14. (C) Well-connected XXXXXXXXXXXX told Poloff that XXXXXXXXXXXX. (Note: XXXXXXXXXXXX said. XXXXXXXXXXXX. The CDIC portfolio is "incredibly difficult" and must be filled by someone "everyone in the Party" can trust, XXXXXXXXXXXX said. Given that He is well-known for being low-key and "not aggressive," it is likely that he was acceptable to all in the CDIC slot, given that many people fear the use of anti-corruption investigations as political weapons.
15. (C) XXXXXXXXXXXX said that his impression is that He Guoqiang has a "relatively favorable" attitude toward the United States, believing that the United States should be recognized for its political and economic accomplishments but that not all of its lessons can be "transplanted" to China. XXXXXXXXXXXX.

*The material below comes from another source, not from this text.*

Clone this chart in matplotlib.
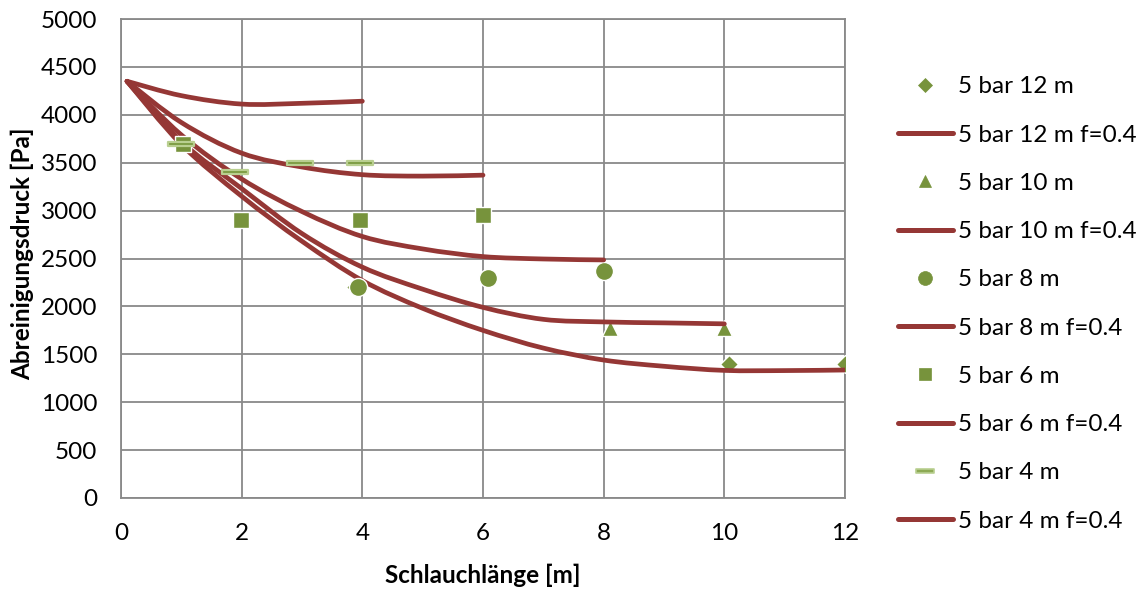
import numpy as np
import matplotlib
matplotlib.use("Agg")
import matplotlib.pyplot as plt
from matplotlib.path import Path
from matplotlib.patches import PathPatch
from matplotlib.lines import Line2D

plt.rcParams['font.family'] = ['Lato', 'DejaVu Sans']

GREEN = '#77933C'
DASH_EDGE = '#B9CF90'
RED = '#953735'
GRID = '#898989'

# Messwerte (Abreinigungsdruck in Pa ueber Schlauchlaenge in m)
x_12m = [3.88, 10.08, 12.0]
y_12m = [2200, 1400, 1400]
x_10m = [8.1, 10.0]
y_10m = [1770, 1770]
x_8m = [3.93, 6.09, 8.0]
y_8m = [2200, 2300, 2370]
x_6m = [1.03, 1.99, 3.96, 6.0]
y_6m = [3700, 2900, 2900, 2950]
x_4m = [0.99, 1.89, 2.97, 3.96]
y_4m = [3700, 3400, 3500, 3500]

# Rechenwerte mit f=0.4
fx_12m = [0.1, 1, 2, 3, 4, 5, 6, 7, 8, 9, 10, 11, 12]
fy_12m = [4350, 3690, 3150, 2680, 2270, 1980, 1750, 1565, 1440, 1375, 1332, 1330, 1336]
fx_10m = [0.1, 1, 2, 3, 4, 5, 6, 7, 8, 9, 10]
fy_10m = [4350, 3720, 3230, 2760, 2410, 2180, 1990, 1865, 1838, 1828, 1818]
fx_8m = [0.1, 1, 2, 3, 4, 5, 6, 7, 8]
fy_8m = [4350, 3790, 3330, 2990, 2730, 2600, 2520, 2495, 2485]
fx_6m = [0.1, 1, 2, 3, 4, 5, 6]
fy_6m = [4350, 3920, 3600, 3455, 3375, 3360, 3370]
fx_4m = [0.1, 1, 2, 3, 4]
fy_4m = [4350, 4200, 4112, 4120, 4142]

labels = ['5 bar 12 m', '5 bar 10 m', '5 bar 8 m', '5 bar 6 m', '5 bar 4 m']

# rechteckiger Strich als Marker
dash = Path([(-1, -0.18), (1, -0.18), (1, 0.18), (-1, 0.18), (-1, -0.18)],
            [Path.MOVETO, Path.LINETO, Path.LINETO, Path.LINETO, Path.CLOSEPOLY])

marker_styles = [
    dict(marker='D', ms=9, mfc=GREEN, mec='white', mew=1.0),
    dict(marker='^', ms=11.5, mfc=GREEN, mec='white', mew=1.0),
    dict(marker='o', ms=13, mfc=GREEN, mec='white', mew=1.0),
    dict(marker='s', ms=12, mfc=GREEN, mec='white', mew=1.0),
    dict(marker=dash, ms=19, mfc='#7A9A40', mec=DASH_EDGE, mew=1.6),
]
legend_styles = [
    dict(marker='D', ms=7, mfc=GREEN, mec=GREEN, mew=0.5),
    dict(marker='^', ms=9, mfc=GREEN, mec=GREEN, mew=0.5),
    dict(marker='o', ms=10, mfc=GREEN, mec=GREEN, mew=0.5),
    dict(marker='s', ms=9, mfc=GREEN, mec=GREEN, mew=0.5),
    dict(marker=dash, ms=13, mfc='#8DAA55', mec=DASH_EDGE, mew=1.2),
]


def smooth_path(xs, ys):
    # geglaettete Linie aus kubischen Bezier-Segmenten (Catmull-Rom)
    pts = np.column_stack([xs, ys]).astype(float)
    n = len(pts)
    verts = [pts[0]]
    codes = [Path.MOVETO]
    for i in range(n - 1):
        p0 = pts[max(i - 1, 0)]
        p1 = pts[i]
        p2 = pts[i + 1]
        p3 = pts[min(i + 2, n - 1)]
        verts += [p1 + (p2 - p0) / 6, p2 - (p3 - p1) / 6, p2]
        codes += [Path.CURVE4] * 3
    return Path(verts, codes)


fig = plt.figure(figsize=(11.4, 5.9), dpi=100)
ax = fig.add_axes([121 / 1140, 1 - 498 / 590, 724 / 1140, 479 / 590])

series = [
    (x_12m, y_12m, fx_12m, fy_12m),
    (x_10m, y_10m, fx_10m, fy_10m),
    (x_8m, y_8m, fx_8m, fy_8m),
    (x_6m, y_6m, fx_6m, fy_6m),
    (x_4m, y_4m, fx_4m, fy_4m),
]

handles = []
leg_labels = []
z = 3
for (mx, my, lx, ly), lab, ms, ls in zip(series, labels, marker_styles, legend_styles):
    ax.plot(mx, my, linestyle='none', zorder=z, **ms)
    patch = PathPatch(smooth_path(lx, ly), fill=False, edgecolor=RED, lw=3.4,
                      capstyle='round', joinstyle='round', zorder=z + 1)
    ax.add_patch(patch)
    z += 2
    handles.append(Line2D([], [], linestyle='none', **ls))
    leg_labels.append(lab)
    handles.append(Line2D([], [], color=RED, lw=3.6, solid_capstyle='round'))
    leg_labels.append(lab + ' f=0.4')

ax.set_xlim(0, 12)
ax.set_ylim(0, 5000)
ax.set_xticks(np.arange(0, 13, 2))
ax.set_yticks(np.arange(0, 5001, 500))
ax.grid(True, color=GRID, lw=1.3)
ax.set_axisbelow(True)
for sp in ax.spines.values():
    sp.set_color(GRID)
    sp.set_linewidth(1.3)
ax.tick_params(axis='both', length=0, labelsize=17.5, colors='black')
ax.tick_params(axis='x', pad=18)
ax.tick_params(axis='y', pad=17)

ax.set_xlabel('Schlauchlänge [m]', fontsize=17.5, fontweight='bold')
ax.set_ylabel('Abreinigungsdruck [Pa]', fontsize=17.5, fontweight='bold')
ax.xaxis.set_label_coords(0.5, -0.138)
ax.yaxis.set_label_coords(-0.12, 0.51)

fig.legend(handles, leg_labels, loc='center left',
           bbox_to_anchor=(898 / 1140, 1 - 304 / 590), frameon=False,
           fontsize=17.5, handlelength=2.25, handletextpad=0.2,
           labelspacing=1.12, borderpad=0, borderaxespad=0)

fig.savefig('out.png', dpi=100)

Li Yuanchao´s "Huge Step Up"
16. (C) XXXXXXXXXXXX provided Poloffs with comments on Li Yuanchao, the former Jiangsu Party Secretary and Hu Jintao protege who was recently promoted to the Politburo, where he has been made head of the Party´s Central Organization Department. XXXXXXXXXXXX said he knows Li Yuanchao well, as XXXXXXXXXXXX. In recent years, Li´s wife lived in Beijing teaching music, traveling back to Jiangsu for weekends with her husband. Li´s wife reportedly recently told XXXXXXXXXXXX that, with her husband´s promotion to the Politburo, her "long march" is "over" and she has recently moved into quarters in Zhongnanhai. Li Yuanchao has made his "fair share of enemies" over the years, XXXXXXXXXXXX claimed, though he speculated that everyone would "kiss his ring" now, given his important new position. XXXXXXXXXXXX said that Li Yuanchao´s promotion to Organization Department Head is a "huge step up," given that Li will now control the fate of many people in China. While Li may have a hard time influencing those above him, all of the leaders´ factional networks will fall under his authority. XXXXXXXXXXXX expressed a similar view on Li´s power, but provided a somewhat different perspective on the political dynamics associated with Li´s position. In response to Poloff´s observation that some people think PBSC Member He, as former Organization Department head and Zeng Qinghong protege, would have a large influence over Li´s decisions, XXXXXXXXXXXX said that Li´s close relationship to Hu Jintao would pose a significant check on He´s power. Although He retained top authority over the Party´s personnel system, he would be reluctant to overrule Li´s decisions.